Today, however,  I'm pulling off the angry, bitter single pretty well, birthed out of working for a church. Churches seize this love holiday opportunity to minister to marrieds and couples. Often, they inadvertently look over one of the most overlooked of the body of Christ. 

As a result of my very attractive, angry bitterness, I googled "what to do when you're angry about singleness." Yes. That was the exact search. I'd reached the point where I wanted to cuss out all my coworkers and break my very tasty cup of coffee by throwing it at the wall.

I read through the few results that appeared and got some of the usual garbage about being married to Jesus and letting this be an opportunity to grow more holy. 

Then I found one that said something to this affect: "Suck it up and stop being so pathetic. Be thankful you're alive and healthy and have food to eat today. Your life could be so much worse, why are you complaining about something as trivial as singleness?" 

Not the most recommended tactic for dealing with a very real struggle--similar to telling a woman who can't birth children to suck it up and adopt, already--however, this time it worked. It jarred me from my brooding and desire to punch something. It also got my wheels turning because I was sure I could write something much better. 
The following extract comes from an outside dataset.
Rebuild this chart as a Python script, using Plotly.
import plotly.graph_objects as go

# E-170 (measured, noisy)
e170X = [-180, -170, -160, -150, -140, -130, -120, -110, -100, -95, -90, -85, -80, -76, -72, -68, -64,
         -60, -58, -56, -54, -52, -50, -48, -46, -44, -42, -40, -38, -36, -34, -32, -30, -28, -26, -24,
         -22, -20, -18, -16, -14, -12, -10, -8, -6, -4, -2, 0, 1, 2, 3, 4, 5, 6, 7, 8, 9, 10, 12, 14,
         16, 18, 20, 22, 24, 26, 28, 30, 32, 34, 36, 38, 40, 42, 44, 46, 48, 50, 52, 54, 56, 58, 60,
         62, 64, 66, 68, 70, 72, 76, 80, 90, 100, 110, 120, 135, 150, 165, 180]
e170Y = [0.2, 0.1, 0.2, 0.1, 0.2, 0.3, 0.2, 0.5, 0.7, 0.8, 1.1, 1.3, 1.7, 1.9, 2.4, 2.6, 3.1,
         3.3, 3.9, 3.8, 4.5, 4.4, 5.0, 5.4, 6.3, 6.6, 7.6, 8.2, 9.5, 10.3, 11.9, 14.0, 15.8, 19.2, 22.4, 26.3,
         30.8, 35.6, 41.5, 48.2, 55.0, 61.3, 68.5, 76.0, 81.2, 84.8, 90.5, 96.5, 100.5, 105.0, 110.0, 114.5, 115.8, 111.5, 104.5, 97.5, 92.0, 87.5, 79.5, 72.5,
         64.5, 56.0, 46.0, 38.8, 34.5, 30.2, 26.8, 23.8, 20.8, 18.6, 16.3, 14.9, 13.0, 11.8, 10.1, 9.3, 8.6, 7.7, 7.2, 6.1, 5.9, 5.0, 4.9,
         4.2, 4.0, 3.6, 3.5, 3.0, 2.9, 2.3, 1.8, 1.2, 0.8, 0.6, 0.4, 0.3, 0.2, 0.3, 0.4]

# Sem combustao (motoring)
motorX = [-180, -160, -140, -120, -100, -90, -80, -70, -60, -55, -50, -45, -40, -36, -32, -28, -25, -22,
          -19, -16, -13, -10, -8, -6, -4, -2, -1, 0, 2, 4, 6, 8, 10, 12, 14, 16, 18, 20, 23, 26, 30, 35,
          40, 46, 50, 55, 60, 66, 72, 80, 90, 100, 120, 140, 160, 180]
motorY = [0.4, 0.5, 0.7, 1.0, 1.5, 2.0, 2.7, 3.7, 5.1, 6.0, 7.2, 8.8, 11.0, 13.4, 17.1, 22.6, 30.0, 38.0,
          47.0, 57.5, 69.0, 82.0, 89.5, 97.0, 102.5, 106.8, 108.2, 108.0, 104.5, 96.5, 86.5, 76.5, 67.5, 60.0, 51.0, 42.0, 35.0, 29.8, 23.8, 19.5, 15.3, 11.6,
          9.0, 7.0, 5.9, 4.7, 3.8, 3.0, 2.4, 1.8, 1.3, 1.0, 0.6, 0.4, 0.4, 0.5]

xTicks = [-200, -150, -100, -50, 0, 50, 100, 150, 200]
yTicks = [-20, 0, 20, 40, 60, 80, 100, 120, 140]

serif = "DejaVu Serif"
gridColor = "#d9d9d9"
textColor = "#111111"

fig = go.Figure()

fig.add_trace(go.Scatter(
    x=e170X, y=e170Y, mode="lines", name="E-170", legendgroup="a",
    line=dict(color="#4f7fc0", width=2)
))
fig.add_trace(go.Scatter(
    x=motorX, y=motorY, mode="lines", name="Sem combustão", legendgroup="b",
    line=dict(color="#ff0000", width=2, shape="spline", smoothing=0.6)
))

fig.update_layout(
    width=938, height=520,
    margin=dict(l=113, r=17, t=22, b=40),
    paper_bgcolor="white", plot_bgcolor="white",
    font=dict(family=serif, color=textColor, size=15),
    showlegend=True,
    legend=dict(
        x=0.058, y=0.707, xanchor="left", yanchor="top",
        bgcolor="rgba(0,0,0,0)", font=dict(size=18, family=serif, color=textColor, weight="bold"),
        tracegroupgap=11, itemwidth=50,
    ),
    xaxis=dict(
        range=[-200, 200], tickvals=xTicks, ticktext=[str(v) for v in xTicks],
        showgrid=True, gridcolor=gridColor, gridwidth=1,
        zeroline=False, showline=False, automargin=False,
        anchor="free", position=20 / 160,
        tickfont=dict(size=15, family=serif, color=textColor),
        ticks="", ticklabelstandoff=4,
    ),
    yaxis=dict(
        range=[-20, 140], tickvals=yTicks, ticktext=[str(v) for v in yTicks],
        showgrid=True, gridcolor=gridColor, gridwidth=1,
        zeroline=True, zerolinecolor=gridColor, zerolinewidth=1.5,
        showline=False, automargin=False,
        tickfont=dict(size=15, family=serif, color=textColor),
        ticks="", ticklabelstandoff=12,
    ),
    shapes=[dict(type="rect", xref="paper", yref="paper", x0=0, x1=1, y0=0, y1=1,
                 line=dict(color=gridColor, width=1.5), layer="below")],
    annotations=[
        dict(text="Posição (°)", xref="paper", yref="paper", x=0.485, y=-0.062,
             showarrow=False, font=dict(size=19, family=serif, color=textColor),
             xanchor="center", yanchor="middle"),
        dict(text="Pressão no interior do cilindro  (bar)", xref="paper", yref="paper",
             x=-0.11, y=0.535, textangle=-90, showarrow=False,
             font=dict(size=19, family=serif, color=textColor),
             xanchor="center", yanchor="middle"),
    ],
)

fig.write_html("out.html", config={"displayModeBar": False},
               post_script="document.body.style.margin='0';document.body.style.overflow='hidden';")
This also opened me up to receive some really good advice from It was convicting, not because it told me to stop sniveling and be grateful. It was convicting in that it caused me to realize that I'm just as much to blame for the churches ignorance about singleness. How many times have I expressed to my church leaders how the gaps in the teaching and shepherding have hurt me? Never. How many times have I taken everything that makes me uncomfortable and taken it personally instead of seeing it as an opportunity to dialogue with others about it? Often. How often have I wanted to go vigilante on the church's ass instead of realizing that I'm not the only one? 

In Justin Campbell's blog, he gave a very encouraging list of "to dos" 

1. Do your best to understand why [the church] is the way it is and trust that most of it is not personal.
2. Earn the right to have a voice. 
3. Exercise your voice in a way that can be heard. 


Then he said some things about the lost that was also very convicting, pointing out that singles are the most likely demographic to skip out on church. 

That touched a very sensitive nerve. 

It made me want to cry. 

What if the insensitivity or lack of understanding of the single life is actually driving people away from the church? 

Granted, I love the church. I always have. I couldn't even picture not going to church or not being part of a body. I am sad when I miss it and try to be there whenever the doors are open because I want to be, not because my mommy and daddy make me or because I feel guilty or because I'm trying to earn Jesus points. I was convicted after reading this article because this body that I love so much has a very serious flaw and I have been aware of it for years. I've made a million excuses not to speak out or to avoid dialoguing with church leadership or even my (unintentionally inconsiderate) friends and family. I play martyr while nursing bitterness. 

I've known enough single people who won't go to church because they feel awkward. 

I've known too many church-going people who have responded to these hurting people in a harmful way. Notice I said church-going as opposed to "married." It's not a married versus situation. I've responded to singles with my own equivalent of "suck it up" without being willing to listen because I thought I'd been-there-done-that. 

So this year, I'm making a Valentine's Resolution. Instead of simply writing encouragement for singles and knowing only singles are going to read it, I'm going to start dialoguing with the Body of Christ about ways to minister to and love this demographic. We've adjusted to all other changes in culture: technology, social media, bent towards entertainment, ect. We need to adjust to the fact that the single household is the fastest growing household in America. 

Okay, maybe that statistic sucks and makes people uncomfortable. But it is what it is. If we're going to be culturally relevant, this is one way in which we need to change.